Guys, I just watched 30,000+ 20-somethings lose their minds as Hans Zimmer started playing the Lion King theme & it was kinda beautiful. pic.twitter.com/HZ1O3n4aEK
— Heather Wixson (@thehorrorchick) April 17, 2017
“Good evening, Easter bunnies!” the jolly Lion King Oscar winner, seeming almost amused at the huge turnout, declared as he greeted the roaring (no pun intended) Sunday crowd. “It takes a special kind of crazy person to bring an orchestra into the desert — but it had to be done, didn’t it?” Later, when his introduction of a group of string instrumentalists elicited downright elated screams, he chuckled, “F*** me, I don’t think anyone got applause like that for a cello concerto before!”
Highlights of Zimmer’s 65-minute show included a sweet moment when he introduced Lion King arranger-musician Lebo M., reminiscing that he first met Lebo, a South African refugee, when the man was working at an L.A. car wash. “Every night, I mark his step from exile to where we are now,” Zimmer said, as the audience cheered and the two men embraced. Later, Zimmer’s longtime collaborator Pharrell Williams shared a similar emotional exchange when Williams came out to sing his own hit “Freedom” (a song Zimmer said was “now more important than ever”). Zimmer praised Williams for radiating “peace and joy and love” and “every day making the world a better place,” and Williams returned the compliment by literally bowing down at Zimmer’s feet.
An actual unique concert event (and a truly epic one, in the nonclichéd sense of the word) in an underwhelming Coachella year of uninspired, recycled bookings and the usual festival staple acts, Zimmer’s set felt like a real event — in the festival’s 18-year history, there had never been anything in the lineup like Zimmer’s orchestral rave.

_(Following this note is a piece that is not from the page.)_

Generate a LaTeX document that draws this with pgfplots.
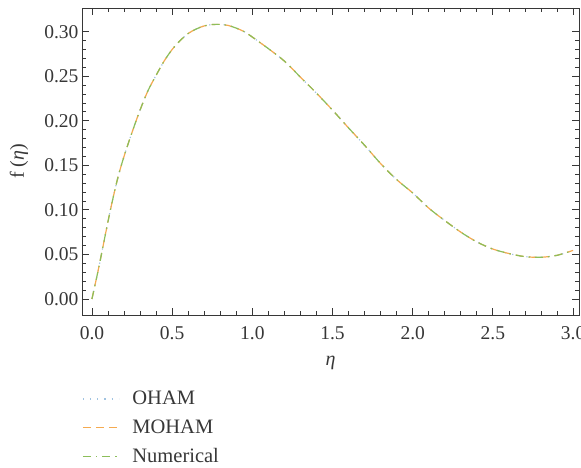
\documentclass[border=0pt]{standalone}
\usepackage{pgfplots}
\usepackage{pgfplotstable}
\pgfplotsset{compat=1.18}
\usepackage{fontspec}
\setmainfont{Liberation Serif}
\definecolor{ohamc}{RGB}{160,195,225}
\definecolor{mohamc}{RGB}{245,170,80}
\definecolor{numc}{RGB}{140,190,90}
\definecolor{axc}{RGB}{55,55,55}

\pgfplotstableread{
eta f
0.00 0.0000
0.04 0.0330
0.08 0.0690
0.12 0.1040
0.16 0.1350
0.20 0.1600
0.25 0.1870
0.30 0.2120
0.35 0.2340
0.40 0.2510
0.45 0.2670
0.50 0.2800
0.55 0.2900
0.60 0.2980
0.65 0.3030
0.70 0.3065
0.75 0.3080
0.80 0.3082
0.85 0.3070
0.90 0.3040
0.95 0.3000
1.00 0.2940
1.10 0.2810
1.20 0.2670
1.30 0.2490
1.40 0.2310
1.50 0.2120
1.60 0.1920
1.70 0.1725
1.80 0.1520
1.90 0.1340
2.00 0.1190
2.10 0.1020
2.20 0.0880
2.30 0.0750
2.40 0.0640
2.50 0.0560
2.60 0.0510
2.70 0.0475
2.80 0.0468
2.90 0.0490
3.00 0.0545
}\datatable

\begin{document}
\begin{tikzpicture}
\useasboundingbox (-82pt,-153pt) rectangle (499pt,315pt);
\begin{axis}[
  at={(0pt,0pt)}, anchor=south west,
  width=497pt, height=307pt, scale only axis,
  xmin=-0.062, xmax=3.037, ymin=-0.018, ymax=0.3266,
  xtick={0,0.5,1,1.5,2,2.5,3}, minor x tick num=4,
  ytick={0,0.05,0.10,0.15,0.20,0.25,0.30}, minor y tick num=4,
  tick align=inside,
  major tick length=7pt, minor tick length=4pt,
  xticklabel style={/pgf/number format/.cd, fixed, fixed zerofill, precision=1, /tikz/.cd, yshift=-8pt},
  yticklabel style={/pgf/number format/.cd, fixed, fixed zerofill, precision=2},
  /pgf/number format/assume math mode=true,
  scaled y ticks=false,
  tick label style={font=\fontsize{19.5}{22}\selectfont, text=axc},
  axis line style={axc, line width=0.8pt},
  every tick/.style={axc, line width=0.8pt},
  xlabel={\textit{η}}, ylabel={f (\textit{η})},
  label style={font=\fontsize{20}{22}\selectfont, text=axc},
  xlabel style={at={(axis description cs:0.5,-0.156)}, anchor=center},
  ylabel style={at={(axis description cs:-0.127,0.5)}, anchor=center},
  legend style={at={(axis description cs:0,-0.245)}, anchor=north west,
    draw=none, fill=none, inner sep=0pt, row sep=11.5pt,
    font=\fontsize{20.5}{22}\selectfont,
    nodes={inner sep=1pt},
    /tikz/every odd column/.append style={column sep=12pt}},
  legend cell align=left,
  legend image code/.code={\draw[#1] (0pt,0pt) -- (36pt,0pt);},
]
\addplot[ohamc, line width=1.2pt, dash pattern=on 1.2pt off 6pt, smooth] table[x=eta, y=f] {\datatable};
\addlegendentry{\textcolor{axc}{OHAM}}
\addplot[mohamc, line width=1.2pt, dash pattern=on 8pt off 5pt, smooth] table[x=eta, y=f] {\datatable};
\addlegendentry{\textcolor{axc}{MOHAM}}
\addplot[numc, line width=1.2pt, dash pattern=on 8pt off 5pt on 1.5pt off 5pt, smooth] table[x=eta, y=f] {\datatable};
\addlegendentry{\textcolor{axc}{Numerical}}
\end{axis}
\end{tikzpicture}
\end{document}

In contrast, this wasn’t the above-mentioned Lorde’s first Coachella despite her young age — she first played the festival in 2014 and made a surprise appearance with Disclosure last year — but in preparation for the June release of Melodrama, her first album in four years, she graduated to the main stage this year, performing the already-released new tracks “Green Light” and “Liability” (the latter, a sad ballad inspired by the recent breakup of her first serious relationship, interspersed with a snippet of Kanye West’s “Runaway”) and debuted two other new Melodrama songs, “Homemade Dynamite” and the album’s title track.
And Lamar, two days after releasing his critically acclaimed fourth album, DAMN., and five years after first gracing Coachella’s main stage as part of mentor Dr. Dre’s all-star entourage, brought his own entourage to the main stage this year, closing out the weekend with a fiery set featuring Travis Scott on “goosebumps,” ScHoolboy Q on “THat Part,” and Future on “Mask Off.”

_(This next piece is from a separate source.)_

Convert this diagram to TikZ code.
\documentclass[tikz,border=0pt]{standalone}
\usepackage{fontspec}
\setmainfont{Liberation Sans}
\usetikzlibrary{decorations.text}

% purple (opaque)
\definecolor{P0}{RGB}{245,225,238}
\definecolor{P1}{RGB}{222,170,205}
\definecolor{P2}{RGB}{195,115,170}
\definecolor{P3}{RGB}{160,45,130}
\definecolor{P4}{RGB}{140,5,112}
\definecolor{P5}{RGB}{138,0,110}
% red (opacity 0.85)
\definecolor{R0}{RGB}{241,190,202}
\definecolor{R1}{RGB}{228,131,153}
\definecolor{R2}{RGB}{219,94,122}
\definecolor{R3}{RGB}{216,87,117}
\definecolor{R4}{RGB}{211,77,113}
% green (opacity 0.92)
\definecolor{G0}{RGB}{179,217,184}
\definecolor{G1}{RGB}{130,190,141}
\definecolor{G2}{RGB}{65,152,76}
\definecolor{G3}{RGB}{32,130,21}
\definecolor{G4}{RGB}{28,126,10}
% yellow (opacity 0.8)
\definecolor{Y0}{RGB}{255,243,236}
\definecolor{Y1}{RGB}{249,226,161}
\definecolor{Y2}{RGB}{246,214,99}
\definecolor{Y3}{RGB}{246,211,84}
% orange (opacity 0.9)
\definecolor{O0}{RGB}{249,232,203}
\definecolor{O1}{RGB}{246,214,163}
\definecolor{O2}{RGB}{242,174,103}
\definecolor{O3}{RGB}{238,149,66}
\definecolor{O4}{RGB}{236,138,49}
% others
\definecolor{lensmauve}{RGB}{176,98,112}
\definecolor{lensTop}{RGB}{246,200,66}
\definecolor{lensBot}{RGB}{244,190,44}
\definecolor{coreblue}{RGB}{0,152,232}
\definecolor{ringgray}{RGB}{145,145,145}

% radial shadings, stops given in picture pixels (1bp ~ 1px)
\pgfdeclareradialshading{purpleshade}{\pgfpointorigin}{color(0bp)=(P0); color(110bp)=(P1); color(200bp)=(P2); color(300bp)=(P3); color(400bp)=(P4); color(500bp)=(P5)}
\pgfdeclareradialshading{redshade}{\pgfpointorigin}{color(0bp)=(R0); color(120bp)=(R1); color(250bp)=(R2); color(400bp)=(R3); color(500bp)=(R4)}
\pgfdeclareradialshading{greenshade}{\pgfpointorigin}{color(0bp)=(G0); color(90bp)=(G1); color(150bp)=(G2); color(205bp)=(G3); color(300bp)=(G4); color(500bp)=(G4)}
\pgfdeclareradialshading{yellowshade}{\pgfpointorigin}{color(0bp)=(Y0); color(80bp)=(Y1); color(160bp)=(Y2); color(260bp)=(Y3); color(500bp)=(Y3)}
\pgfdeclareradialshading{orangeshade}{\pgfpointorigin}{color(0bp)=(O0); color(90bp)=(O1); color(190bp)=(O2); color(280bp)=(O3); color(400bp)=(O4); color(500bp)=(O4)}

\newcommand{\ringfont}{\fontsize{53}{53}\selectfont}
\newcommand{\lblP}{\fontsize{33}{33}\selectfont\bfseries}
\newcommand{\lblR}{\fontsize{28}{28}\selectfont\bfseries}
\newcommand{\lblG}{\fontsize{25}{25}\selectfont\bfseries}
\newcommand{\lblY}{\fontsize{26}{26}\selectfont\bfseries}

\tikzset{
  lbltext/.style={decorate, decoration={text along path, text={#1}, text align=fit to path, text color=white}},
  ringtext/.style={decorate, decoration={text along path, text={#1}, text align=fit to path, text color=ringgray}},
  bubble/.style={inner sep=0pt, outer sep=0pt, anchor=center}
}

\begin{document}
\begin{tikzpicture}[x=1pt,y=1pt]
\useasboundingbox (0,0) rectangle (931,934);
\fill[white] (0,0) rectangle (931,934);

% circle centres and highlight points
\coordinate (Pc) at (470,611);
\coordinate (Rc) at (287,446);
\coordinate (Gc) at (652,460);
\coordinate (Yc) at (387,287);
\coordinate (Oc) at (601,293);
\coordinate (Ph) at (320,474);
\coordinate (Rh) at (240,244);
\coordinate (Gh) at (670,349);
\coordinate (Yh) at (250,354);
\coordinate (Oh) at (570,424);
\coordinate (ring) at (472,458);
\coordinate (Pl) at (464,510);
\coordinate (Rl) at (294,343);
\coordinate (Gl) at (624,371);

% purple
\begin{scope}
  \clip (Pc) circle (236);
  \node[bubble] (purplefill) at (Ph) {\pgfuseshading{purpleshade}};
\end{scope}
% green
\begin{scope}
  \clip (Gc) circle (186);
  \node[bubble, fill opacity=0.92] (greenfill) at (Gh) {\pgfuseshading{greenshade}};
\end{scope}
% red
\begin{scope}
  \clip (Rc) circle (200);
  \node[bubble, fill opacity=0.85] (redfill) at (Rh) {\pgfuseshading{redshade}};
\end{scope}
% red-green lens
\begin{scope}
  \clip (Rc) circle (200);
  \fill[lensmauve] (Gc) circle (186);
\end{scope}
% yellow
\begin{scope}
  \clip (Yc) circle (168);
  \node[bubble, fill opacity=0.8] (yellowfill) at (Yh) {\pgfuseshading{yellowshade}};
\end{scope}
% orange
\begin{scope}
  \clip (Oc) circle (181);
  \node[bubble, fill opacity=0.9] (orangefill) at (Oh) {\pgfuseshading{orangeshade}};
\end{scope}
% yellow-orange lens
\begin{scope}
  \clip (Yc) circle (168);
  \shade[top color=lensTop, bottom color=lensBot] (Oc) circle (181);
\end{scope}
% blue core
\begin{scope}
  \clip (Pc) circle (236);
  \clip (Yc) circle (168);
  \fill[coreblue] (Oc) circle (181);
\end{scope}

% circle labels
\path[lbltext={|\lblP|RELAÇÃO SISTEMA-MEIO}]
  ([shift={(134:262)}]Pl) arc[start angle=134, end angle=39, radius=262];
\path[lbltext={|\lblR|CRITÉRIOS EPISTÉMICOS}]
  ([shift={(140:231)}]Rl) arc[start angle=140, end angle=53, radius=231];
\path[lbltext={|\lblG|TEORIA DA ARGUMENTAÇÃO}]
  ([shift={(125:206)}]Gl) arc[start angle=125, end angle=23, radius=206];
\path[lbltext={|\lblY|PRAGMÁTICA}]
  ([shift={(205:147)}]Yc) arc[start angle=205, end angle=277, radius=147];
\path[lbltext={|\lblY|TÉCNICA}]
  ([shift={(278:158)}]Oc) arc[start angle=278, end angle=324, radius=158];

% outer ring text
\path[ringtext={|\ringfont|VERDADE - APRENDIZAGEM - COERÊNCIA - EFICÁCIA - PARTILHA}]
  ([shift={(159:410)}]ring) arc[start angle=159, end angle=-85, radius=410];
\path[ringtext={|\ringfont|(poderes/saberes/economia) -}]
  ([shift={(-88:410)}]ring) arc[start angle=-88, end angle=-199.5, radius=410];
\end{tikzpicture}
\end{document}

And finally, over in the Mojave tent, elder statesmen New Order (minus founding bassist Peter Hook) provided ideal counter-programming for Lamar, drawing a good-size “Blue Sunday” crowd of all ages for the band’s post-punk classics like “Perfect Kiss, “True Faith,” and “Blue Monday” before bittersweetly encoring with Joy Division’s “Decades” and “Love Will Tear Us Apart.”
Coachella will stage a do-over this coming weekend, April 21-23, with the same lineup but probably more surprises — and hopefully an equally enthusiastic reaction for elder statesman Zimmer.